Founded in 2008, Airbnb is a popular platform allowing users to rent short-term accommodations worldwide. However, the rise of Airbnb has sparked concerns over its impact on local housing markets, particularly the potential for increased rent prices due to long-term rentals being converted to short-term listings. The US Economic Policy Institute (2019) noted that short-term rentals can reduce long-term housing availability, thereby increasing residential rent prices.

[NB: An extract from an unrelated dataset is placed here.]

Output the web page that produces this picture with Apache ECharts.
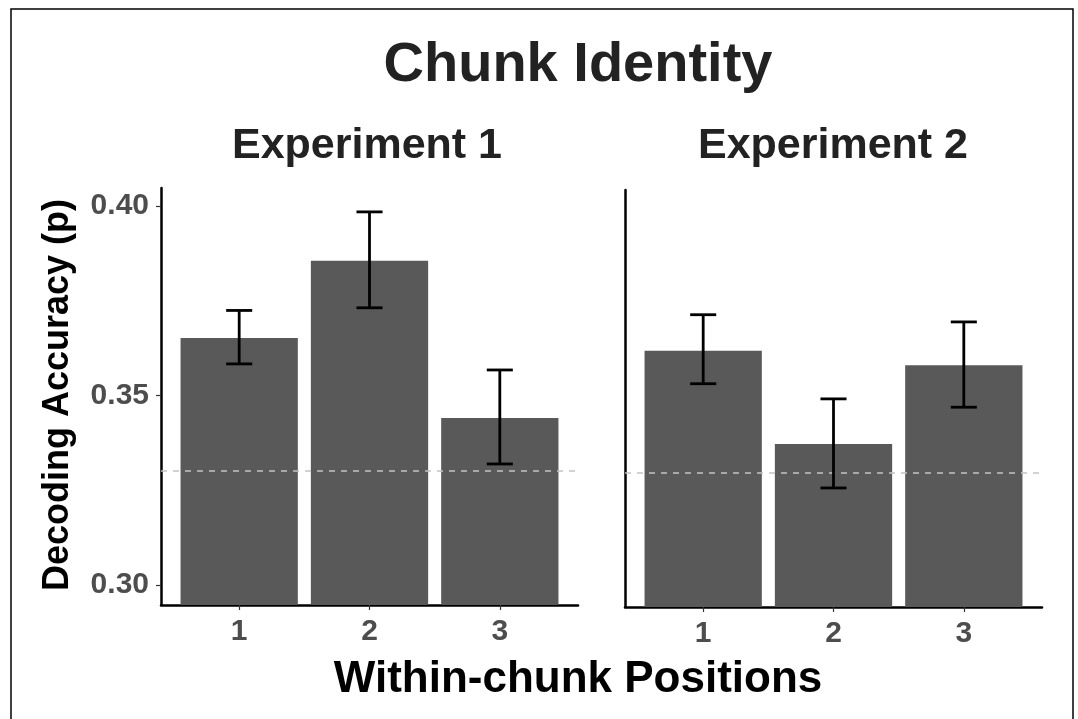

Milan has felt the strain of this phenomenon, especially following an influx of foreign residents due to Italy's 2017 tax incentives. Milan’s housing market, already facing pressure from high rental costs, now sees additional challenges from Airbnb listings. With over 17,000 active short-term lets, Milan has one of the highest Airbnb densities in Italy, second only to Rome (The Local Italy, 2023). As a result, Milan's government is considering regulations to reduce short-term rentals and make housing more affordable.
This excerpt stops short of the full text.